Of course, Israel thinks it can get away with it. It has violated international law with impunity since it prevented the Palestinian refugees' return, annexed East Jerusalem, and extended Israeli law to the Golan Heights, among other transgressions. Moreover, although Israel's settlement building in the territories is regularly condemned, international sanctions have yet to be imposed.
In fact, the US, the European Union and other donor nations effectively subsidise Israel's exploitation of Palestinian resources. Their aid to the Palestinian Authority enables Israel to get on with its colonisation at little or no cost to its budget, and to make a handsome profit from the Golan-based wine industry, beauty products from the Dead Sea, andother natural resources. This ignores the limitations on such exploitation of occupied territory clearly set out in the Annex to the Fourth Geneva Convention and widely recognised as applying to the territories occupied in 1967.
A further irony is that Israel makes donor aid necessary by blocking sovereign Palestinian development of their own resources, especially water, but also others such as the potentially lucrative gas field off the Gaza Strip.
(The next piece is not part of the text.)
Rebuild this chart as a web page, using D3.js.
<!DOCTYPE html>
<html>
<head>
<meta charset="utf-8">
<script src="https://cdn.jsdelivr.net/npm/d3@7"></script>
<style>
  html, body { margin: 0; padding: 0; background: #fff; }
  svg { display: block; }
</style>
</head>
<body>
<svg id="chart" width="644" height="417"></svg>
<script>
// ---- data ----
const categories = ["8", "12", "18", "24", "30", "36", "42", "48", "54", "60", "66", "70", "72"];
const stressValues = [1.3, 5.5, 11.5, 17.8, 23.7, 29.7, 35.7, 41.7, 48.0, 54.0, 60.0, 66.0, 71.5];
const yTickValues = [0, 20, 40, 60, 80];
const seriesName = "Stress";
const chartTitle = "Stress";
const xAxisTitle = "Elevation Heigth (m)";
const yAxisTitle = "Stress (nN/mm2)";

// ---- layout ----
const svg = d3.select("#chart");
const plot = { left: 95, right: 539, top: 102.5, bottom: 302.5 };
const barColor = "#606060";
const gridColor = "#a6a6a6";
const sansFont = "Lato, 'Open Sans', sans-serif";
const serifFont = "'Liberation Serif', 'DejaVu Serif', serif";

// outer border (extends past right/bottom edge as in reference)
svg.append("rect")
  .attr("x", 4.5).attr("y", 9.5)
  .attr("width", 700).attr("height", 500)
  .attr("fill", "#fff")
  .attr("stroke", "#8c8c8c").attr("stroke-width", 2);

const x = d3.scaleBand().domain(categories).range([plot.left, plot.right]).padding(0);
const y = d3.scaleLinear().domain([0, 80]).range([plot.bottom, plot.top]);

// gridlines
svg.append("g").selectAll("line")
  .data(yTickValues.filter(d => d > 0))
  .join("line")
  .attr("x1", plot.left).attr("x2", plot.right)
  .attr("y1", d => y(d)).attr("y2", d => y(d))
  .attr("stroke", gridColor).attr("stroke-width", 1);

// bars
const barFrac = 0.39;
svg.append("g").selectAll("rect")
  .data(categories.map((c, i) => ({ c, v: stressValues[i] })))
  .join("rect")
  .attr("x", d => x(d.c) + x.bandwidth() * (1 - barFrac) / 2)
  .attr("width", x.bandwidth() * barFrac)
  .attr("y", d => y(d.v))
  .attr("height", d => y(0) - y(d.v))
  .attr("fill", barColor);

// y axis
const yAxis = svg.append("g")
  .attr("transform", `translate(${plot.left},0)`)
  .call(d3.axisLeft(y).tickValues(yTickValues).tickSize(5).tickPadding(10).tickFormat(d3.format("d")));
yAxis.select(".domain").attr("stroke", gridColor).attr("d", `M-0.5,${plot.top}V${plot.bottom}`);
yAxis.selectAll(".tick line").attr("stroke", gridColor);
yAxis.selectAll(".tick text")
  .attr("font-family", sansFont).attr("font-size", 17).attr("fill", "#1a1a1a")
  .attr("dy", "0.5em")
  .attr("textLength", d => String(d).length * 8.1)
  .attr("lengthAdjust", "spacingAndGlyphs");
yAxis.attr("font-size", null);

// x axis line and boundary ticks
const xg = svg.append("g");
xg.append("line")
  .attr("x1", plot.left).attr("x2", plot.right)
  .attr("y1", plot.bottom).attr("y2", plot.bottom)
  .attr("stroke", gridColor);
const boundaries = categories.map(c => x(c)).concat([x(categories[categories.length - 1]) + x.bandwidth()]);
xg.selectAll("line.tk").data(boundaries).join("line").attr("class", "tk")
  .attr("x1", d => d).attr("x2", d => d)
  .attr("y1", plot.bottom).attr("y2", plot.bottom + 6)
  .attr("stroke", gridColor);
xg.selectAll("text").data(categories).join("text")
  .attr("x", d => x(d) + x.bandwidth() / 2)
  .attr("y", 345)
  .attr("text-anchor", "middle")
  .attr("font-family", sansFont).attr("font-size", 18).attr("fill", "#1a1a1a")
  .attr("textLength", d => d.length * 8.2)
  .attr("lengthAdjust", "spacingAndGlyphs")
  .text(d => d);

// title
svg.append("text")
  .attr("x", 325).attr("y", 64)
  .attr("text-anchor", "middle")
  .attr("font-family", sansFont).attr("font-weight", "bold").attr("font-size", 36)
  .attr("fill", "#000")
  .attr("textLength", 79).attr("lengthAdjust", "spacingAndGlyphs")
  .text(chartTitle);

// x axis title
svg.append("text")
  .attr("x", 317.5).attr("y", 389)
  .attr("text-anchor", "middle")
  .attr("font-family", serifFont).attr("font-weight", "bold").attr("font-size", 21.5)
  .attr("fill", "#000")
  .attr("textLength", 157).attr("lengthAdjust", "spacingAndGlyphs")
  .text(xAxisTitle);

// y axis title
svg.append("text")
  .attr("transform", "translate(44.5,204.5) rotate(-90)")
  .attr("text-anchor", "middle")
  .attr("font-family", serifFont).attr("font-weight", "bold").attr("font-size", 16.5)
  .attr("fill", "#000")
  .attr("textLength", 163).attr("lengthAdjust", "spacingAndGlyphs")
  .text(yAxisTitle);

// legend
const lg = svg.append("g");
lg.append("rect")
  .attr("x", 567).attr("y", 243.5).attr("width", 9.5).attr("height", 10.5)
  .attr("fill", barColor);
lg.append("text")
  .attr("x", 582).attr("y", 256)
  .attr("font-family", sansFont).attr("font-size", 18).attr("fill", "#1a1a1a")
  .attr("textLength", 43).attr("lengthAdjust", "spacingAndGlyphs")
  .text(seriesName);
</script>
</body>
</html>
Furthermore, even as it plans to illegally drill for oil in the occupied Golan Heights, Israel appears to have its eye on the occupied West Bank's oil, as revealed by classified Foreign Office correspondence obtained through the United Kingdom's Freedom of Information Act. As one staffer in Jerusalem wrote, it was "hard enough" to justify to British taxpayers "spending 100 million pounds a year on an economy that would be self-sufficient if able to exploit its own natural resources. Harder still if those resources included oil".
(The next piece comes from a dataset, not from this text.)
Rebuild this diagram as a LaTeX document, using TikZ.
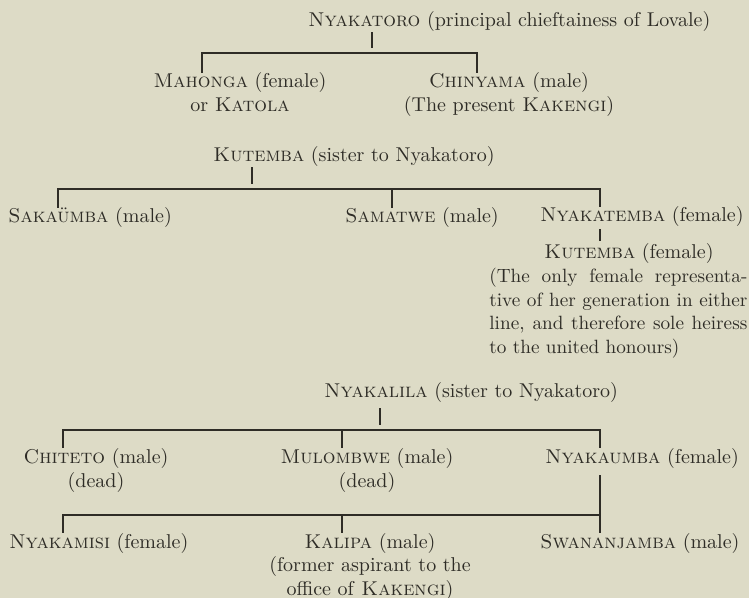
\documentclass[tikz,border=0pt]{standalone}
\usepackage{fontspec}
\usetikzlibrary{calc}
\definecolor{paper}{RGB}{221,219,198}
\definecolor{ink}{RGB}{46,44,38}

\begin{document}
\begin{tikzpicture}[x=0.5pt,y=-0.5pt]
    \tikzset{
        person/.style={inner sep=0pt, text=ink, font=\fontsize{10}{12}\selectfont},
        named/.style={person, anchor=base west},
        family/.style={person, anchor=base, align=center},
        line/.style={draw=ink, line width=0.6pt},
        stem/.style={line, shorten >=2.5pt},
    };
    \fill [paper] (0,0) rectangle (749,598);
    \useasboundingbox (0,0) rectangle (749,598);

    \node [named] (nyakatoro) at (308,27) {\textsc{Nyakatoro} (principal chieftainess of Lovale)};
    \node [family] (mahonga) at (240,112) {\textsc{Mahonga} (female)\\or \textsc{Katola}};
    \node [family] (chinyama) at (509,112) {\textsc{Chinyama} (male)\\(The present \textsc{Kakengi})};

    \node [named] (kutemba) at (213,162) {\textsc{Kutemba} (sister to Nyakatoro)};
    \node [named] (sakaumba) at (8,223) {\textsc{Sakaümba} (male)};
    \node [named] (samatwe) at (345,223) {\textsc{Samatwe} (male)};
    \node [named] (nyakatemba) at (540,222) {\textsc{Nyakatemba} (female)};
    \node [named] (kutembaf) at (544,259) {\textsc{Kutemba} (female)};
    \node [named, text width=129pt, align=justify, font=\fontsize{9.6}{11.67}\selectfont] (note) at (489,283)
        {(The only female representa-\linebreak tive of her generation in either\linebreak line, and therefore sole heiress\linebreak to the united honours)};

    \node [named] (nyakalila) at (324,398) {\textsc{Nyakalila} (sister to Nyakatoro)};
    \node [family] (chiteto) at (96,487) {\textsc{Chiteto} (male)\\(dead)};
    \node [family] (mulombwe) at (367,487) {\textsc{Mulombwe} (male)\\(dead)};
    \node [named] (nyakaumba) at (545,463) {\textsc{Nyakaumba} (female)};
    \node [named] (nyakamisi) at (9,548) {\textsc{Nyakamisi} (female)};
    \node [family, font=\fontsize{10}{11.75}\selectfont] (kalipa) at (370,595) {\textsc{Kalipa} (male)\\(former aspirant to the\\office of \textsc{Kakengi})};
    \node [named] (swananjamba) at (540,548) {\textsc{Swananjamba} (male)};

    \coordinate (j1) at (372,53);
    \coordinate (ma) at (202,53);
    \coordinate (ch) at (477,53);
    \coordinate (j2) at (252,189);
    \coordinate (sa) at (58,189);
    \coordinate (sm) at (392,189);
    \coordinate (nt) at (600,189);
    \coordinate (j3) at (380,430);
    \coordinate (ct) at (63,430);
    \coordinate (mu) at (342,430);
    \coordinate (nu) at (600,430);
    \coordinate (j4) at (600,515);
    \coordinate (nm) at (63,515);
    \coordinate (ka) at (342,515);

    \path [stem] (nyakatoro.south -| j1) -- (j1);
    \path [line] (mahonga.north -| ma) -- (ma) -- (ch) -- (chinyama.north -| ch);

    \path [stem] (kutemba.south -| j2) -- (j2);
    \path [line] (sakaumba.north -| sa) -- (sa) -- (nt) -- (nyakatemba.north -| nt);
    \path [line] (sm) -- (samatwe.north -| sm);
    \path [line, shorten <=1pt, shorten >=1.5pt] (nyakatemba.south -| nt) -- (kutembaf.north -| nt);

    \path [stem, shorten <=2.5pt] (nyakalila.south -| j3) -- (j3);
    \path [line] (chiteto.north -| ct) -- (ct) -- (nu) -- (nyakaumba.north -| nu);
    \path [line] (mu) -- (mulombwe.north -| mu);
    \path [line, shorten <=3.5pt] (nyakaumba.south -| j4) -- (swananjamba.north -| j4);
    \path [line] (nyakamisi.north -| nm) -- (nm) -- (j4);
    \path [line] (ka) -- (kalipa.north -| ka);
\end{tikzpicture}
\end{document}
However, the tide is turning though perhaps too slowly for Israel to notice. EU member states are increasingly nervous about their implication in international law violations. For example, some EU states have been labelling settlement goods as coming from occupied territory. Most recently, EU consuls general in East Jerusalem and Ramallah issued an unprecedented report recommending sanctions on bodies involved in construction in Israeli settlements and much stricter application of the EU-Israel free trade agreement.
These recommendations have yet to be translated into policy, but the EU consuls' report has pushed the "S" in BDS - the Palestinian-led campaign of boycott, divestment and sanctions against Israel's violations of international law - further into the mainstream.
Israel's drilling award is certainly a gift to the global BDS movement, which has scored many successes against companies doing business in the Palestinian territories. So far, campaigns on the Golan Heights have largely focused on Eden Springs water and Golan wines with good results. A US company breaking international law in the Golan Heights would be an obvious target.
The oil contract will also spotlight the racism of a growing number of Israelis toward Palestinians. Genie Energy's Eitam provides particularly rich fodder. In a 2006 interview, he called for most Palestinians to be expelled from the occupied territories and for Palestinian citizens of Israel to be removed "from the political system".
Israel may be betting that the international community's preoccupation with Syria will not extend to the Syrian Golan Heights and that it will get away with it again. But it would do well to remember that even slow grinding wheels can produce justice.